By Bernie Woodall
LOS ANGELES (Reuters) - Oil prices fell about $1 to settle at a five-month low on Monday as concerns over weakening demand in the midst of a financial meltdown continued to offset production cuts announced last week by OPEC.
U.S. light crude for December delivery settled at $63.22 a barrel, down 93 cents, its lowest settlement price since May 29, 2007. London Brent crude settled down 64 cents to $61.41 a barrel.
Oil prices have dropped by nearly 60 percent from a record high $147.27 a barrel in July as global economic turmoil dents world fuel consumption.
Demand has fallen in the United States, the world's top energy consumer, and in other industrial countries as the credit crisis infects the wider economy and begins to spread to emerging markets.
In China apparent oil demand rose by just over 2 percent in September, the slowest growth in 10 months.
Oil's losses also limited somewhat by anticipation the Organization of the Petroleum Exporting Countries would start to implement the 1.5 million barrels per day output cut it agreed on Friday.
"While we still have questions about the demand side of the market, we should also appreciate that OPEC took significant measures to balance the market," said Tim Evans of Citigroup Futures Perspective.
Asian oil refiners said they had yet to receive notice of any curbs on their Gulf crude oil shipments, but most were expecting a 5 percent cut.
Iran's OPEC Governor Mohammad Ali Khatibi has said the group would reduce production further if the cut agreed in Vienna on Friday did not stabilize the market. [nBLA720214]

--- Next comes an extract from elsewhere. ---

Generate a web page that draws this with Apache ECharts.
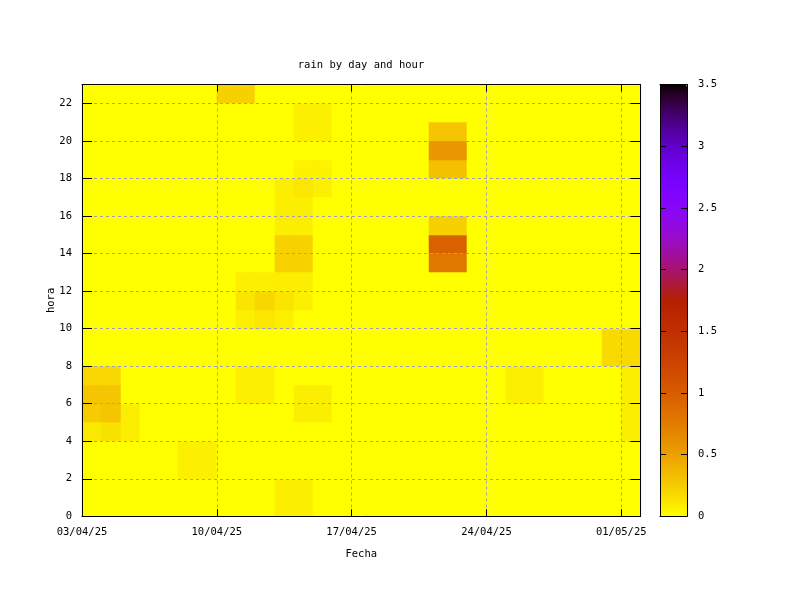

Also limiting oil's losses were continued moves by governments to combat the global financial crisis. South Korea cut interest rates, Australia intervened in the currency market, and the U.S. Federal Reserve set the interest rates for companies buying commercial paper.
The volume of open contracts in energy, metals, grains and soft commodities on major U.S. commodity futures markets fell to its lowest since May 2006 in the week to October 21, as the risk of recession prompted some investors to pull out.